«La situation la plus difficile a lieu dans le district de Korabelny de la ville de Kherson. Jusqu’à présent, le niveau de l’eau s’est élevé de 3,5 mètres, plus de 1.000 maisons sont inondées», dans cette cité reprise aux Russes par les Ukrainiens en novembre 2022, a déclaré dans un communiqué le chef de cabinet adjoint de la présidence ukrainienne, Oleksiï Kouléba. Les évacuations vont se poursuivre mercredi et dans les prochains jours par bus et par train, a-t-il dit.
«Plus de 40.000 personnes risquent d’être en zones inondées. Les autorités ukrainiennes évacuent plus de 17.000 personnes. Malheureusement, plus de 25.000 civils se trouvent sur le territoire sous contrôle russe», a annoncé mardi le procureur général ukrainien Andriï Kostine. «À ce stade, 24 localités en Ukraine ont été inondées», a précisé le ministre ukrainien de l’Intérieur, Igor Klymenko.
Les autorités installées par les Russes dans les régions qu’ils occupent ont quant à elles dit avoir commencé l’évacuation de la population de trois localités, mobilisant une cinquantaine de cars. Vladimir Leontiev, le maire mis en place par Moscou à Nova Kakhovka, où se trouve le barrage, a indiqué que sa ville était sous les eaux et que 900 de ses habitants avaient été évacués.
À Genève, l’OCHA, agence humanitaire de l’ONU, a prévenu que la destruction du barrage pouvait provoquer un désastre environnemental et «avoir un impact sévère sur des centaines de milliers de personnes des deux côtés de la ligne de front».
Accusations mutuelles
Le président ukrainien Volodymyr Zelensky a accusé la Russie d’avoir «fait exploser une bombe» sur le barrage «qu’elle avait miné». «Il est physiquement impossible de (le) faire sauter d’une manière ou d’une autre de l’extérieur, avec des bombardements», comme le veut la version donnée par Moscou, a-t-il ajouté.

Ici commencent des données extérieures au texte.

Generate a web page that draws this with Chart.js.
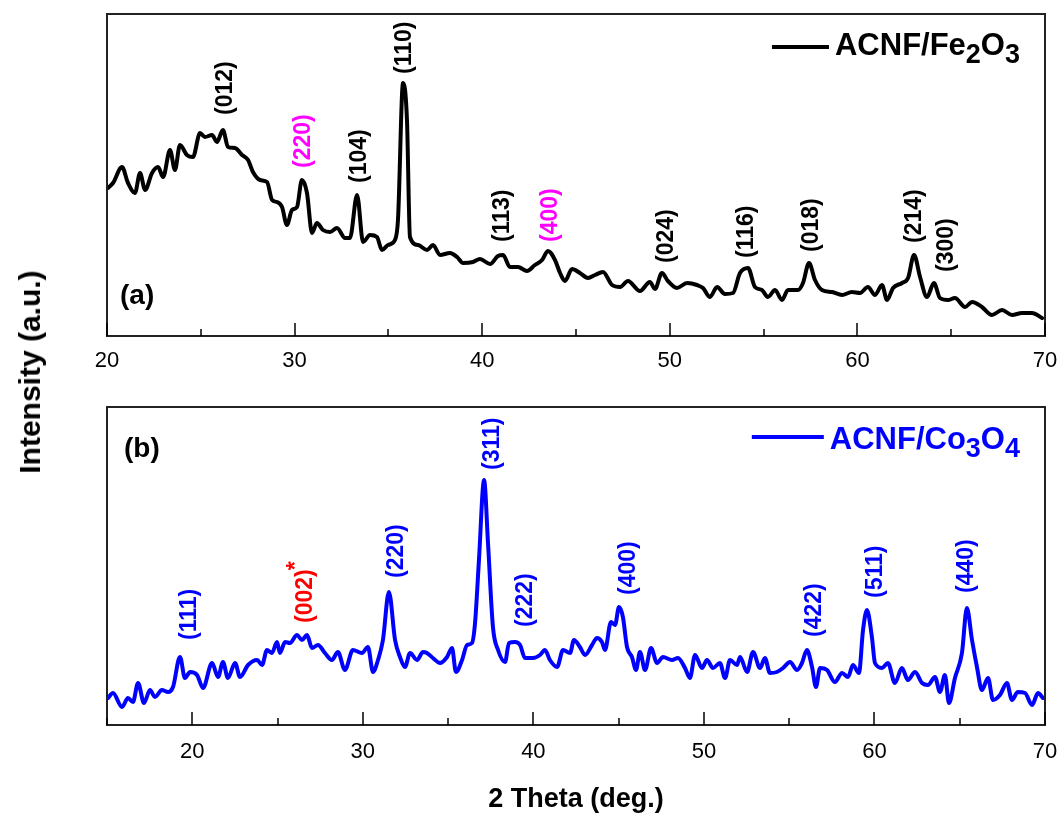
<!DOCTYPE html>
<html>
<head>
<meta charset="utf-8">
<script src="https://cdn.jsdelivr.net/npm/chart.js@4.4.1/dist/chart.umd.min.js"></script>
<style>
  html, body { margin: 0; padding: 0; background: #fff; }
  #wrap { position: relative; width: 1062px; height: 820px; font-family: Arial, "Liberation Sans", sans-serif; }
  #chartA { position: absolute; left: 0; top: 0; }
  #chartB { position: absolute; left: 0; top: 385px; }
  #ytitle {
    position: absolute; left: 30px; top: 372px;
    transform: translate(-50%, -50%) rotate(-90deg);
    font-weight: bold; font-size: 30px; white-space: nowrap; color: #000;
  }
</style>
</head>
<body>
<div id="wrap">
  <canvas id="chartA" width="1062" height="385"></canvas>
  <canvas id="chartB" width="1062" height="435"></canvas>
  <div id="ytitle">Intensity (a.u.)</div>
</div>
<script>
// (a) ACNF/Fe2O3 pattern, 2θ in degrees, intensity in arbitrary units
const aTheta = [20.05,20.32,20.80,21.12,21.49,21.76,22.03,22.40,22.72,22.99,
  23.36,23.62,23.89,24.26,24.58,24.96,25.22,25.60,25.86,26.18,
  26.45,26.82,27.20,27.52,27.78,28.16,28.53,28.80,29.06,29.33,
  29.59,29.86,30.13,30.39,30.66,30.93,31.19,31.51,31.89,32.26,
  32.69,32.95,33.33,33.65,34.02,34.39,34.66,34.98,35.35,35.51,
  35.78,35.99,36.15,36.58,37.06,37.38,37.75,38.28,38.66,38.98,
  39.51,39.88,40.42,40.84,41.11,41.48,41.91,42.39,42.81,43.19,
  43.51,43.88,44.15,44.41,44.79,45.21,45.64,46.01,46.44,46.92,
  47.35,47.77,48.41,48.94,49.21,49.58,49.90,50.38,50.92,51.45,
  51.77,52.14,52.52,52.94,53.37,53.74,54.17,54.54,54.91,55.23,
  55.61,55.98,56.30,56.83,57.10,57.42,57.74,58.11,58.65,59.18,
  59.71,60.14,60.56,60.94,61.31,61.58,61.90,62.38,62.70,63.02,
  63.34,63.71,64.08,64.40,64.83,65.20,65.74,66.11,66.64,67.17,
  67.71,68.24,68.77,69.31,69.84];
const aIntensity = [148,153,169,153,143,163,146,163,169,159,
  186,166,191,181,179,203,199,201,194,206,
  189,188,181,176,164,156,154,136,134,129,
  111,126,129,156,143,103,113,106,104,108,
  98,98,141,94,101,99,86,91,96,116,
  253,216,99,91,86,91,81,83,79,73,
  74,77,72,80,81,69,69,65,71,76,
  85,76,63,55,67,63,58,61,64,51,
  49,55,45,54,47,63,55,48,53,51,
  48,39,49,42,43,63,68,49,46,39,
  46,36,46,46,53,73,56,46,44,41,
  44,43,49,41,51,36,48,53,58,81,
  59,39,53,38,36,38,29,34,29,21,
  26,21,23,23,18];
const aPeakText = ['(012)','(220)','(104)','(110)','(113)','(400)','(024)','(116)','(018)','(214)','(300)'];
const aPeakTheta = [26.34,30.50,33.49,35.88,41.11,43.67,49.85,54.12,57.58,63.07,64.78];
const aPeakHeight = [221,168,153,262,94,94,73,78,84,93,64];

// (b) ACNF/Co3O4 pattern
const bTheta = [15.06,15.35,15.88,16.23,16.52,16.82,17.17,17.52,17.81,18.22,
  18.58,18.87,19.28,19.57,19.87,20.28,20.63,21.16,21.51,21.80,
  22.09,22.51,22.80,23.27,23.80,24.09,24.38,24.67,24.97,25.14,
  25.44,25.73,26.14,26.43,26.73,27.02,27.37,27.78,28.19,28.54,
  28.95,29.42,29.95,30.30,30.60,30.89,31.18,31.53,31.89,32.18,
  32.47,32.77,33.18,33.53,33.76,34.11,34.53,34.94,35.23,35.46,
  35.82,36.11,36.40,36.58,36.81,37.11,37.34,37.63,37.93,38.34,
  38.57,38.92,39.22,39.51,39.98,40.39,40.68,40.97,41.39,41.74,
  42.15,42.38,42.73,43.03,43.44,43.73,44.02,44.20,44.55,44.79,
  45.02,45.25,45.49,45.78,46.02,46.25,46.55,46.90,47.25,47.60,
  48.13,48.48,48.89,49.18,49.48,49.89,50.18,50.53,50.94,51.24,
  51.53,51.94,52.12,52.53,52.88,53.29,53.58,53.87,54.28,54.64,
  55.05,55.46,55.75,56.04,56.34,56.57,56.81,57.22,57.68,58.10,
  58.45,58.74,59.09,59.33,59.56,59.85,60.03,60.44,60.79,61.20,
  61.61,61.96,62.38,62.79,63.14,63.55,63.84,64.13,64.37,64.72,
  65.13,65.42,65.72,66.01,66.30,66.66,66.95,67.36,67.77,68.06,
  68.41,68.83,69.24,69.59,69.88];
const bIntensity = [27,32,18,27,23,42,22,35,28,35,
  33,38,68,47,53,50,37,62,48,63,
  47,62,48,60,65,60,75,72,83,72,
  83,82,90,85,90,77,80,72,65,73,
  55,75,72,78,53,65,85,133,85,68,
  58,72,65,73,72,67,62,68,77,53,
  65,80,82,102,165,245,182,98,75,63,
  82,83,80,67,67,70,75,65,58,75,
  72,85,78,70,80,87,83,75,103,100,
  118,108,78,68,55,73,55,77,62,68,
  65,67,57,47,70,57,65,57,62,47,
  65,60,68,53,73,57,67,52,53,57,
  63,55,62,75,58,38,57,55,43,52,
  48,60,52,95,115,88,62,57,62,42,
  57,45,53,42,40,48,33,50,22,47,
  72,117,85,58,35,47,25,30,42,25,
  33,32,20,32,27];
const bPeakText = ['(111)','(002)*','(220)','(311)','(222)','(400)','(422)','(511)','(440)'];
const bPeakTheta = [19.87,26.67,32.00,37.63,39.57,45.61,56.51,60.09,65.42];
const bPeakHeight = [85,102,147,255,98,130,88,127,132];

const FONT = 'Arial, "Liberation Sans", sans-serif';

// per-panel decoration (frame, inward ticks, hkl labels, legend)
const decor = {
  chartA: {
    panel: '(a)', panelDx: 13, panelDy: -32, panelFromBottom: true,
    series: 'ACNF/Fe2O3', color: '#000000', lineLen: 57, lineDy: 33, baseDy: 41,
    peaks: [aPeakText, aPeakTheta, aPeakHeight],
    peakColor: t => (t === '(220)' || t === '(400)') ? '#ff00ff' : '#000000'
  },
  chartB: {
    panel: '(b)', panelDx: 17, panelDy: 50, panelFromBottom: false,
    series: 'ACNF/Co3O4', color: '#0000ff', lineLen: 72, lineDy: 30, baseDy: 42,
    peaks: [bPeakText, bPeakTheta, bPeakHeight],
    peakColor: t => t.startsWith('(002)') ? '#ff0000' : '#0000ff'
  }
};

const xrdDecor = {
  id: 'xrdDecor',
  afterDatasetsDraw(chart) {
    const d = decor[chart.canvas.id];
    const {ctx, chartArea: a} = chart;
    const x = chart.scales.x, y = chart.scales.y;
    ctx.save();

    // hkl labels, rotated
    ctx.font = 'bold 23px ' + FONT;
    ctx.textAlign = 'left';
    ctx.textBaseline = 'middle';
    const [txt, th, hh] = d.peaks;
    txt.forEach((t, i) => {
      ctx.save();
      ctx.translate(x.getPixelForValue(th[i]), y.getPixelForValue(hh[i]));
      ctx.rotate(-Math.PI / 2);
      ctx.fillStyle = d.peakColor(t);
      const star = t.endsWith('*');
      const label = star ? t.slice(0, -1) : t;
      ctx.fillText(label, 0, 0);
      if (star) ctx.fillText('*', ctx.measureText(label).width - 1, -9);
      ctx.restore();
    });

    // frame
    ctx.strokeStyle = '#222';
    ctx.lineWidth = 2;
    ctx.strokeRect(a.left, a.top, a.right - a.left, a.bottom - a.top);

    // inward ticks on the bottom axis
    ctx.lineWidth = 1.5;
    ctx.strokeStyle = '#000';
    x.ticks.forEach(tk => {
      const px = Math.round(x.getPixelForValue(tk.value));
      const len = tk.value % 10 === 0 ? 13 : 7;
      ctx.beginPath();
      ctx.moveTo(px, a.bottom);
      ctx.lineTo(px, a.bottom - len);
      ctx.stroke();
    });

    // panel letter
    ctx.fillStyle = '#000';
    ctx.font = 'bold 28px ' + FONT;
    ctx.textBaseline = 'alphabetic';
    ctx.fillText(d.panel, a.left + d.panelDx, (d.panelFromBottom ? a.bottom : a.top) + d.panelDy);

    // legend with subscripts (digits in the formula)
    const parts = d.series.split(/(\d)/).filter(s => s.length);
    const big = 'bold 31px ' + FONT, small = 'bold 27px ' + FONT;
    let total = 0;
    parts.forEach(p => { ctx.font = /\d/.test(p) ? small : big; total += ctx.measureText(p).width; });
    let cx = a.right - 25 - total;
    ctx.strokeStyle = d.color;
    ctx.lineWidth = 4;
    ctx.beginPath();
    ctx.moveTo(cx - 6 - d.lineLen, a.top + d.lineDy);
    ctx.lineTo(cx - 6, a.top + d.lineDy);
    ctx.stroke();
    ctx.fillStyle = d.color;
    parts.forEach(p => {
      const sub = /\d/.test(p);
      ctx.font = sub ? small : big;
      ctx.fillText(p, cx, a.top + d.baseDy + (sub ? 8 : 0));
      cx += ctx.measureText(p).width;
    });
    ctx.restore();
  }
};

function makeChart(id, theta, inten, color, xmin, ymax, padTop, axisH, tickPad, title) {
  return new Chart(document.getElementById(id), {
    type: 'line',
    data: {
      datasets: [{
        label: decor[id].series,
        data: theta.map((t, i) => ({x: t, y: inten[i]})),
        borderColor: color,
        borderWidth: 4,
        pointRadius: 0,
        cubicInterpolationMode: 'monotone',
        borderJoinStyle: 'round',
        borderCapStyle: 'round',
        fill: false
      }]
    },
    options: {
      responsive: false,
      animation: false,
      layout: {padding: {left: 107, right: 17, top: padTop, bottom: 0}},
      plugins: {legend: {display: false}, tooltip: {enabled: false}},
      scales: {
        x: {
          type: 'linear', min: xmin, max: 70,
          grid: {display: false, drawTicks: false},
          border: {display: false},
          ticks: {
            stepSize: 5, autoSkip: false, maxRotation: 0, padding: tickPad,
            color: '#000', font: {family: FONT, size: 22},
            callback: v => v % 10 === 0 ? String(v) : ''
          },
          title: title ? {
            display: true, text: title, color: '#000',
            font: {family: FONT, size: 27, weight: 'bold'}, padding: {top: 0, bottom: 4}
          } : {display: false},
          afterFit: s => { s.height = axisH; s.paddingLeft = 0; s.paddingRight = 0; }
        },
        y: {type: 'linear', min: 0, max: ymax, display: false}
      }
    },
    plugins: [xrdDecor]
  });
}

makeChart('chartA', aTheta, aIntensity, '#000000', 20, 322, 14, 49, 12, null);
makeChart('chartB', bTheta, bIntensity, '#0000ff', 15, 318, 22, 95, 14, '2 Theta (deg.)');
</script>
</body>
</html>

Pour Kiev, les Russes ont agi ainsi en vue de «freiner» l’offensive de son armée. Car si les lignes défensives russes le long du Dniepr vont être submergées, c’est surtout une potentielle opération militaire ukrainienne dans cette région qui risque d’être entravée.
Cela «n’affecterait pas la capacité de l’Ukraine à libérer ses propres territoires», a toutefois martelé M. Zelensky. L’Ukraine avait affirmé la veille avoir gagné du terrain près de Bakhmout, dans l’Est, tout en relativisant l’ampleur des «actions offensives» menées ailleurs sur le front.
La Russie dit pour sa part repousser ces attaques d’envergure, tout en reconnaissant mardi que 71 de ses soldats étaient morts et 210 avaient été blessés ces derniers jours. Et ce alors que l’armée russe fait rarement état de ses pertes.
Concernant le barrage, le Kremlin a dénoncé un acte de «sabotage délibéré» et a «fermement» rejeté les accusations ukrainiennes, appelant la communauté internationale à «condamner» Kiev pour cette destruction.
Cela a suscité de nouvelles inquiétudes pour la centrale nucléaire de Zaporijjia, située à 150 km en amont dans une zone occupée par les Russes, et refroidie par l’eau retenue par le barrage. Mais il n’y a «pas de danger nucléaire immédiat», a estimé l’Agence internationale pour l’énergie atomique (AIEA).
«Conséquence dévastatrice»
Plusieurs dizaines de milliers d’hectares de terres agricoles dans la région de Kherson risquent d’être inondés, a écrit le ministère de l’Agriculture ukrainien dans un communiqué, disant craindre l’assèchement total des champs du sud du pays dès l’année prochaine en raison de la destruction du barrage et un manque d’eau potable pour la population.
«L’Ukraine réclame une réunion d’urgence du Conseil de sécurité des Nations unies», a fait savoir le ministre des Affaires étrangères, Dmytro Kouleba. «La Russie ne peut pas nous vaincre sur le champ de bataille, alors elle cible les infrastructures civiles», a lâché à La Haye Anton Korynevych, le représentant ukrainien devant la Cour internationale de Justice. «C’est une nouvelle conséquence dévastatrice de l’invasion russe de l’Ukraine», a estimé le secrétaire général de l’ONU Antonio Guterres.